Energy industry “fairly optimistic” for upcoming winter gas supply one year after Russian delivery halt
Clean Energy Wire
Germany can be “fairly optimistic” regarding its gas supply in winter 2023/2024, said energy industry association BDEW, one year after Russia ended its pipeline supply to the country on 31 August. “Thanks to the good interaction between the energy industry and politics, it was possible to secure the energy supply at all times last year, even without Russian gas supplies,” said BDEW head Kerstin Andreae. “The European internal energy market also made a decisive contribution to this,” she added. Germany had very quickly set up contracts with new supplier countries, filled its storage facilities, and built up a domestic import infrastructure for liquefied natural gas (LNG) in record-time. These measures successfully placed German gas supply “on a new foundation”. However, the country was “not out of the woods yet” as the next winter approaches. While well-filled storage facilities (currently at 93 percent) give some security, this “is no guarantee that we will get through this winter well,” said Andreae, who called on all consumers – businesses and households – to continue to save electricity and gas.

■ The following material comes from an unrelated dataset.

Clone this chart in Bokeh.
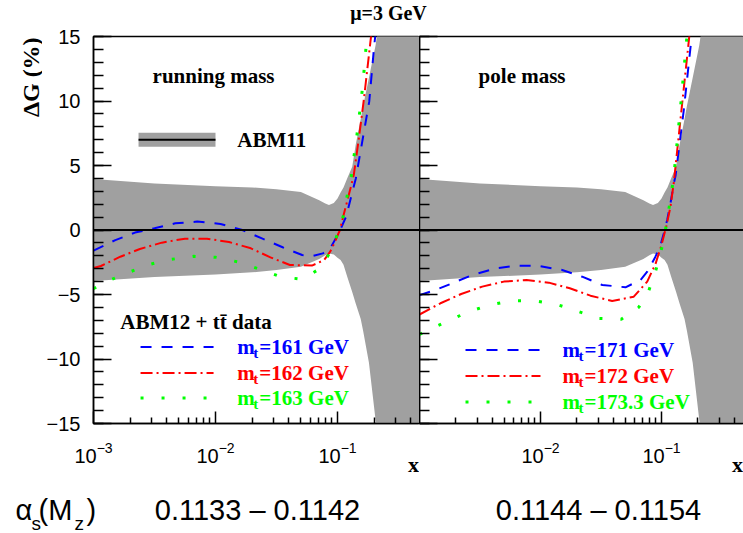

Europe's energy and security architecture has gone through momentous changes since Russia’s invasion of Ukraine in early 2022. Germany and other European nations have largely made themselves independent of Russian energy imports. This process was particularly difficult for Germany, which originally planned to rely heavily on imported Russian gas in its transition towards a climate neutral economy. The war has triggered a rapid reorientation by diversifying fossil fuel imports via LNG deliveries, prolonging running times for coal and nuclear power plants, and sparking a fast and determined expansion of renewable power sources.